Diesmal aber endete der Ausflug an der Kasse. „Ich bin aus allen Wolken gefallen,“ so die 55-Jährige gegenüber unserer Zeitung. Zum Verhängnis wurde ihr der eigene Behindertenausweis. Dieser ist mit einem großen B gekennzeichnet. Das soll sicherstellen, dass die Horgauerin in öffentlichen Verkehrsmitteln wie Bus oder Bahn kostenlos eine Begleitperson mitnehmen kann, falls sie das wünscht. Für das Kassenpersonal im Neusässer Titania aber war dieses Recht auf Begleitung der Anhaltspunkt, dass Angelika Höhne-Schaller sich allein nicht sicher in dem Bad bewegen kann.
Als bayerische Landesvorsitzende des Bundes zur Förderung Sehbehinderter (BFS) weiß die 55-jährige Horgauerin sich zu wehren. Sie schaltete unter anderem die Antidiskriminierungsstelle des Bundes ein. Der Vorwurf: Die Stadt Neusäß als Schwimmbadbetreiberin benachteilige sie wegen ihrer Behinderung. Unter dem vorherigen Schwimmbadbetreiber, der Deyle-Gruppe, sei sie ohne Schwierigkeiten ins Bad gekommen.
Doch dort gilt inzwischen eine neue Benutzungsordnung, wie Dietmar Krenz gegenüber unserer Zeitung bestätigte. Der Neusässer Stadtbaumeister ist einer der Geschäftsführer der städtischen Betriebsgesellschaft für das Bad. Die hat sich unter Mithilfe ihres Partners GMF eine neue Haus- und Badeordnung gegeben, die sich an Musterlösungen des Bundesverbands der Bäder orientiert. Darin ist unter anderem festgehalten, dass Kinder unter acht Jahren, Epileptiker und Blinde nicht alleine ins Bad dürfen. Begründung: Erhöhte Unfallgefahr. Krenz: „In Spitzenzeiten haben wir bis zu 800 Menschen im Bad.“ In diesem Trubel und dieser Umgebung brauche dieser Personenkreis eine Begleitung.

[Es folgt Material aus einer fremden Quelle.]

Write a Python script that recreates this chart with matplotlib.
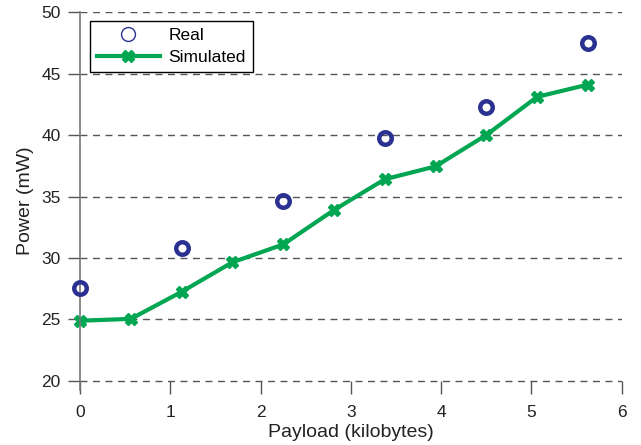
import matplotlib
matplotlib.use("Agg")
import matplotlib.pyplot as plt
from matplotlib.lines import Line2D

plt.rcParams['font.family'] = ['Liberation Sans', 'DejaVu Sans']

sim_x = [0, 0.5625, 1.125, 1.6875, 2.25, 2.8125, 3.375, 3.9375, 4.5, 5.0625, 5.625]
sim_y = [24.9, 25.05, 27.25, 29.65, 31.1, 33.9, 36.4, 37.45, 40.0, 43.1, 44.1]
real_x = [0, 1.125, 2.25, 3.375, 4.5, 5.625]
real_y = [27.55, 30.8, 34.65, 39.75, 42.3, 47.5]
xticks = [0, 1, 2, 3, 4, 5, 6]
yticks = [20, 25, 30, 35, 40, 45, 50]

blue = '#2B3190'
green = '#00A651'

fig = plt.figure(figsize=(6.41, 4.45), dpi=100)
ax = fig.add_axes([0.1248, 0.1245, 0.970 - 0.1248, 0.973 - 0.1245])

for y in yticks:
    ax.axhline(y, color='#555555', lw=1.0, ls=(0, (5, 4)), zorder=1)

ax.plot(real_x, real_y, ls='none', marker='o', ms=9, mfc='none', mec=blue, mew=3.2, zorder=3, clip_on=False)
ax.plot(sim_x, sim_y, color=green, lw=3, marker='X', ms=8, mfc=green, mec=green, zorder=2, clip_on=False)

h1 = Line2D([], [], ls='none', marker='o', ms=10, mfc='none', mec=blue, mew=1.0)
h2 = Line2D([], [], color=green, lw=3, marker='X', ms=8, mfc=green, mec=green)
leg = ax.legend([h1, h2], ['Real', 'Simulated'], loc='upper left', bbox_to_anchor=(0.019, 0.976),
                fontsize=12.5, frameon=True, fancybox=False, handlelength=3.6, borderpad=0.4,
                labelspacing=0.4, handletextpad=0.5, borderaxespad=0)
leg.get_frame().set_edgecolor('black')
leg.get_frame().set_linewidth(1.0)
leg.get_frame().set_alpha(1)

ax.set_xlim(0, 6)
ax.set_ylim(19.3, 50)
ax.set_xticks(xticks)
ax.set_yticks(yticks)
for s in ['top', 'right']:
    ax.spines[s].set_visible(False)
ax.spines['bottom'].set_position(('data', 20))
ax.spines['bottom'].set_visible(False)
ax.spines['left'].set_color('#777777')
ax.spines['left'].set_linewidth(1.2)
ax.tick_params(axis='both', direction='out', color='#555555', width=1.0, labelsize=12.5, labelcolor='#222222')
ax.tick_params(axis='x', length=9, pad=8)
ax.tick_params(axis='y', length=9, pad=5)
ax.set_xlabel('Payload (kilobytes)', fontsize=14, color='#222222', labelpad=3)
ax.set_ylabel('Power (mW)', fontsize=14, color='#222222', labelpad=5)

fig.savefig('out.png', dpi=100)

Die Betreiber eines Bades oder anderer öffentlicher Einrichtungen können derartige Einschränkungen machen, wenn es der Sicherheit dient, sagt auch die Antidiskriminierungsstelle des Bundes. Allerdings müsse es dafür einen nachvollziehbaren Grund geben. „Bloß vage Befürchtungen reichen nicht.“
Geschäftsführer Krenz signalisiert Kompromissbereitschaft. Möglicherweise sei der Grad von Angelika Höhne-Schallers Behinderung falsch eingeschätzt worden. „Wir sind eine junge Betreibergesellschaft und können noch viel lernen.“ Er hat die Horgauerin inzwischen zu einem Gespräch eingeladen. Schließlich wolle das Bad sich so gut wie möglich für Behinderte öffnen und könne vom Wissen der BFS-Vorsitzenden profitieren.
Umgang mit Beschwerde: Titania reagiert richtig
Für Angelika Höhne-Schaller ist klar: Die Badeordnung muss geändert werden. Derzeit, so schätzt sie, dürfe nicht einmal Verena Bentele alleine in Neusäß schwimmen gehen. Die blinde Sportlerin Bentele, mehrfach Weltmeisterin und Paralympics-Siegerin im Langlauf, ist heute Behindertenbeauftragte der Bundesregierung. In Begleitung hat sie Afrikas höchsten Berg, den Kilimandscharo, bestiegen, und per Rad die Alpen überquert.